Senate Judiciary Committee Republicans in transition with high-court hearings on horizon
By David Espo, Gaea News NetworkSaturday, May 2, 2009
Senate Republicans in flux for high-court hearings
WASHINGTON — The likelihood of contentious Supreme Court confirmation hearings comes at a time of transition for Senate Republicans.
Sen. Arlen Specter has been the party’s senior member on the Judiciary Committee, which will conduct hearings on President Barack Obama’s nominee for the high court. But the Pennsylvania lawmaker’s party switch earlier in the week has created something of a quiet scramble for the top Republican committee post, which comes with the authority to hire a large staff and can often command widespread media attention.

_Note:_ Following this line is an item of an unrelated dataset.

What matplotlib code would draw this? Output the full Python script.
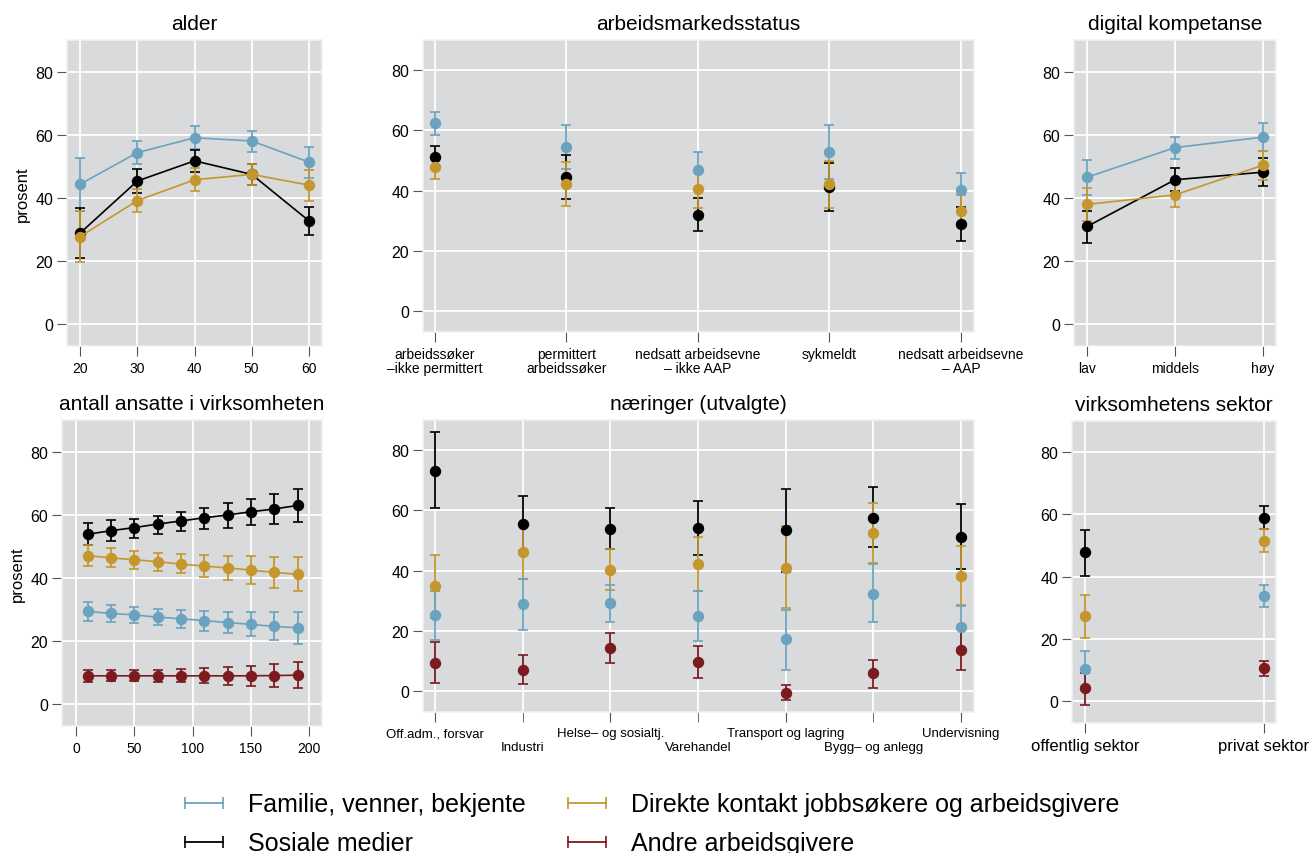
import numpy as np
import matplotlib.pyplot as plt
from matplotlib.lines import Line2D

plt.rcParams['font.family'] = ['Liberation Sans', 'DejaVu Sans']

BLUE = '#6aa3c0'
GOLD = '#c4972c'
BLACK = '#000000'
RED = '#7b1a1f'

series_names = ['Familie, venner, bekjente', 'Direkte kontakt jobbsøkere og arbeidsgivere',
                'Sosiale medier', 'Andre arbeidsgivere']

# alder
alder_x = [20, 30, 40, 50, 60]
alder_blue = [44.3, 54.3, 59.0, 58.0, 51.3]
alder_blue_lo = [35.9, 50.7, 55.4, 54.5, 46.2]
alder_blue_hi = [52.7, 58.1, 62.6, 61.3, 56.2]
alder_black = [28.8, 45.3, 51.7, 47.4, 32.7]
alder_black_lo = [20.9, 41.6, 48.0, 44.1, 28.1]
alder_black_hi = [36.8, 49.0, 55.0, 50.7, 37.2]
alder_gold = [27.7, 39.1, 45.7, 47.4, 44.0]
alder_gold_lo = [19.5, 35.4, 42.2, 44.0, 39.0]
alder_gold_hi = [35.9, 42.9, 49.4, 50.6, 48.8]

# arbeidsmarkedsstatus
status_labels = ['arbeidssøker\n–ikke permittert', 'permittert\narbeidssøker',
                 'nedsatt arbeidsevne\n– ikke AAP', 'sykmeldt', 'nedsatt arbeidsevne\n– AAP']
status_blue = [62.4, 54.4, 46.8, 52.7, 40.3]
status_blue_lo = [58.6, 47.2, 40.7, 43.7, 34.6]
status_blue_hi = [66.2, 61.8, 52.9, 61.6, 45.8]
status_gold = [47.8, 42.0, 40.5, 42.0, 33.2]
status_gold_lo = [43.9, 34.8, 34.1, 34.3, 27.9]
status_gold_hi = [51.7, 49.4, 46.9, 49.8, 38.5]
status_black = [51.1, 44.4, 32.0, 41.3, 28.9]
status_black_lo = [47.4, 37.1, 26.5, 33.3, 23.2]
status_black_hi = [54.8, 51.8, 37.5, 49.3, 34.5]

# digital kompetanse
dig_labels = ['lav', 'middels', 'høy']
dig_blue = [46.5, 55.9, 59.2]
dig_blue_lo = [40.9, 52.3, 54.7]
dig_blue_hi = [52.0, 59.4, 63.8]
dig_gold = [37.9, 40.9, 50.3]
dig_gold_lo = [32.5, 37.2, 45.6]
dig_gold_hi = [43.2, 44.6, 54.9]
dig_black = [30.9, 45.7, 48.1]
dig_black_lo = [25.6, 42.0, 43.7]
dig_black_hi = [35.9, 49.4, 52.7]

# antall ansatte
ans_x = [10, 30, 50, 70, 90, 110, 130, 150, 170, 190]
ans_black = [53.8, 54.9, 55.9, 57.0, 58.0, 59.0, 59.9, 60.9, 61.8, 62.9]
ans_black_lo = [50.4, 51.7, 52.7, 54.0, 54.9, 55.4, 55.9, 56.7, 57.1, 57.7]
ans_black_hi = [57.2, 58.2, 58.7, 59.5, 60.9, 62.2, 63.6, 65.0, 66.6, 68.2]
ans_gold = [47.0, 46.3, 45.7, 45.1, 44.3, 43.7, 43.1, 42.4, 41.7, 41.1]
ans_gold_lo = [43.8, 43.5, 42.7, 42.2, 41.4, 40.3, 39.3, 38.0, 36.9, 35.7]
ans_gold_hi = [50.3, 49.3, 48.5, 47.9, 47.5, 47.2, 46.9, 46.8, 46.7, 46.7]
ans_blue = [29.3, 28.7, 28.2, 27.5, 27.0, 26.4, 25.8, 25.2, 24.6, 24.1]
ans_blue_lo = [26.4, 26.1, 25.5, 24.9, 24.2, 23.2, 22.5, 21.4, 20.3, 19.0]
ans_blue_hi = [32.2, 31.5, 30.7, 30.2, 29.7, 29.6, 29.2, 29.1, 29.1, 29.0]
ans_red = [8.9, 8.9, 8.9, 8.9, 8.9, 8.9, 8.9, 8.9, 9.0, 9.1]
ans_red_lo = [7.1, 7.2, 7.2, 7.1, 7.0, 6.5, 6.1, 5.8, 5.5, 5.1]
ans_red_hi = [10.8, 10.6, 10.6, 10.9, 11.0, 11.3, 11.8, 12.1, 12.7, 13.2]

# næringer
nar_labels = ['Off.adm., forsvar', 'Industri', 'Helse– og sosialtj.', 'Varehandel',
              'Transport og lagring', 'Bygg– og anlegg', 'Undervisning']
nar_black = [73.2, 55.6, 53.8, 54.1, 53.3, 57.6, 51.2]
nar_black_lo = [60.7, 46.6, 47.0, 45.2, 39.4, 47.7, 40.4]
nar_black_hi = [85.9, 64.6, 60.8, 63.0, 67.2, 67.6, 62.2]
nar_gold = [34.8, 46.1, 40.3, 42.2, 41.0, 52.3, 38.1]
nar_gold_lo = [24.3, 37.2, 33.6, 33.2, 27.6, 42.6, 28.7]
nar_gold_hi = [45.3, 55.0, 47.0, 51.0, 54.7, 62.4, 48.0]
nar_blue = [25.2, 28.8, 29.1, 24.9, 17.1, 32.2, 21.3]
nar_blue_lo = [16.9, 20.3, 22.9, 16.6, 6.9, 22.9, 14.3]
nar_blue_hi = [33.3, 37.2, 35.3, 33.1, 27.0, 42.1, 28.3]
nar_red = [9.4, 7.0, 14.3, 9.7, -0.6, 5.8, 13.7]
nar_red_lo = [2.6, 2.2, 9.3, 4.3, -3.1, 1.1, 6.9]
nar_red_hi = [16.3, 11.9, 19.3, 15.0, 2.0, 10.4, 20.5]

# sektor
sek_labels = ['offentlig sektor', 'privat sektor']
sek_black = [47.8, 59.0]
sek_black_lo = [40.1, 55.3]
sek_black_hi = [55.1, 62.7]
sek_gold = [27.3, 51.6]
sek_gold_lo = [20.2, 47.9]
sek_gold_hi = [34.2, 55.3]
sek_blue = [10.3, 33.8]
sek_blue_lo = [4.6, 30.3]
sek_blue_hi = [16.0, 37.4]
sek_red = [4.1, 10.7]
sek_red_lo = [-1.1, 8.2]
sek_red_hi = [8.9, 13.0]

W, H = 1310, 854
fig = plt.figure(figsize=(W / 100, H / 100), dpi=100)


def make_ax(left, top, right, bottom):
    ax = fig.add_axes([left / W, 1 - bottom / H, (right - left) / W, (bottom - top) / H])
    ax.set_facecolor('#d9dadb')
    for s in ax.spines.values():
        s.set_color('#f2f2f2')
        s.set_linewidth(1.2)
    ax.grid(True, color='white', lw=1.3)
    ax.set_axisbelow(True)
    ax.set_ylim(-7, 90)
    ax.set_yticks([0, 20, 40, 60, 80])
    ax.tick_params(axis='y', length=7, color='#555555', labelsize=11.5, pad=3)
    ax.tick_params(axis='x', length=7, color='#555555', labelsize=10, pad=4)
    return ax


def eb(ax, x, y, lo, hi, color, line=False, z=3):
    y = np.array(y)
    err = [y - np.array(lo), np.array(hi) - y]
    ax.errorbar(x, y, yerr=err, fmt='-o' if line else 'o', color=color, ms=7.2,
                lw=1.2, elinewidth=1.3, capsize=3.5, capthick=1.2, zorder=z)


# alder
ax = make_ax(67, 41, 322, 347)
eb(ax, alder_x, alder_blue, alder_blue_lo, alder_blue_hi, BLUE, True)
eb(ax, alder_x, alder_black, alder_black_lo, alder_black_hi, BLACK, True)
eb(ax, alder_x, alder_gold, alder_gold_lo, alder_gold_hi, GOLD, True)
ax.set_xlim(17.7, 62.3)
ax.set_xticks(alder_x)
ax.set_title('alder', fontsize=15, pad=8)
ax.set_ylabel('prosent', fontsize=12)

# arbeidsmarkedsstatus
ax = make_ax(423, 41, 974, 333)
xs = np.arange(1, len(status_labels) + 1)
eb(ax, xs, status_blue, status_blue_lo, status_blue_hi, BLUE)
eb(ax, xs, status_black, status_black_lo, status_black_hi, BLACK)
eb(ax, xs, status_gold, status_gold_lo, status_gold_hi, GOLD)
ax.set_xlim(0.91, 5.1)
ax.set_xticks(xs)
ax.set_xticklabels(status_labels, fontsize=10, linespacing=1.0)
ax.set_title('arbeidsmarkedsstatus', fontsize=15, pad=8)

# digital kompetanse
ax = make_ax(1074, 41, 1276, 347)
xs = np.arange(1, 4)
eb(ax, xs, dig_blue, dig_blue_lo, dig_blue_hi, BLUE, True)
eb(ax, xs, dig_black, dig_black_lo, dig_black_hi, BLACK, True)
eb(ax, xs, dig_gold, dig_gold_lo, dig_gold_hi, GOLD, True)
ax.set_xlim(0.85, 3.15)
ax.set_xticks(xs)
ax.set_xticklabels(dig_labels)
ax.set_title('digital kompetanse', fontsize=15, pad=8)

# antall ansatte
ax = make_ax(62, 421, 322, 727)
eb(ax, ans_x, ans_black, ans_black_lo, ans_black_hi, BLACK, True)
eb(ax, ans_x, ans_gold, ans_gold_lo, ans_gold_hi, GOLD, True)
eb(ax, ans_x, ans_blue, ans_blue_lo, ans_blue_hi, BLUE, True)
eb(ax, ans_x, ans_red, ans_red_lo, ans_red_hi, RED, True)
ax.set_xlim(-12, 211)
ax.set_xticks([0, 50, 100, 150, 200])
ax.set_title('antall ansatte i virksomheten', fontsize=15, pad=8)
ax.set_ylabel('prosent', fontsize=12)

# næringer
ax = make_ax(423, 421, 974, 713)
xs = np.arange(1, len(nar_labels) + 1)
eb(ax, xs, nar_black, nar_black_lo, nar_black_hi, BLACK)
eb(ax, xs, nar_gold, nar_gold_lo, nar_gold_hi, GOLD)
eb(ax, xs, nar_blue, nar_blue_lo, nar_blue_hi, BLUE)
eb(ax, xs, nar_red, nar_red_lo, nar_red_hi, RED)
ax.set_xlim(0.86, 7.15)
# staggered labels: odd positions on first row, even on second row
ax.set_xticks(xs[::2])
ax.set_xticklabels(nar_labels[::2], fontsize=9.5)
ax.set_xticks(xs[1::2], minor=True)
ax.set_xticklabels(nar_labels[1::2], minor=True, fontsize=9.5)
ax.tick_params(axis='x', which='minor', length=7, color='#555555', pad=14)
ax.grid(True, which='minor', axis='x', color='white', lw=1.3)
ax.set_title('næringer (utvalgte)', fontsize=15, pad=8)

# sektor
ax = make_ax(1072, 422, 1276, 724)
xs = np.arange(1, 3)
eb(ax, xs, sek_black, sek_black_lo, sek_black_hi, BLACK)
eb(ax, xs, sek_gold, sek_gold_lo, sek_gold_hi, GOLD)
eb(ax, xs, sek_blue, sek_blue_lo, sek_blue_hi, BLUE)
eb(ax, xs, sek_red, sek_red_lo, sek_red_hi, RED)
ax.set_xlim(0.927, 2.07)
ax.set_xticks(xs)
ax.set_xticklabels(sek_labels, fontsize=12)
ax.set_title('virksomhetens sektor', fontsize=15, pad=8)

handles = [Line2D([], [], color=c, marker='|', ms=9, mew=1.2, lw=1.3)
           for c in [BLUE, BLACK, GOLD, RED]]
labels = [series_names[0], series_names[2], series_names[1], series_names[3]]
fig.legend(handles, labels, loc='center', bbox_to_anchor=(0.495, 1 - 825 / H), ncol=2,
           frameon=False, fontsize=18, numpoints=2, handlelength=2.1,
           handletextpad=0.7, columnspacing=1.4, labelspacing=0.6)

fig.savefig('out.png', dpi=100)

Sen. Jeff Sessions of Alabama appears likely to succeed Specter — 24 years after his own nomination as a federal judge was killed in the same committee.
But in the Senate, successions are sometimes complicated.
Sen. Orrin Hatch of Utah is the Republican on the committee who has been in the Senate the longest, but he has exhausted term limits for the committee post, according to the party’s Senate rules. Sen. Charles Grassley of Iowa is next in seniority, but he holds the top GOP post on the Finance Committee and is deeply involved in health care legislation. Jon Kyl of Arizona is third in line, but as the party’s second-ranking leader in the Senate, he is barred from taking the Judiciary Committee post.
Sessions is behind Kyl in seniority, and therefore next in line.
But Republican officials, speaking on condition of anonymity, say Grassley has been trying to work out an arrangement in which Sessions would hold the post only until after the 2010 elections.
At that point, the Iowan hopes to take the position, and set off a chain reaction in which Sessions would lose one post but qualify as senior Republican on the Budget Committee.
No decisions are expected until next week.
Democratic Sen. Patrick Leahy of Vermont is chairman of the committee.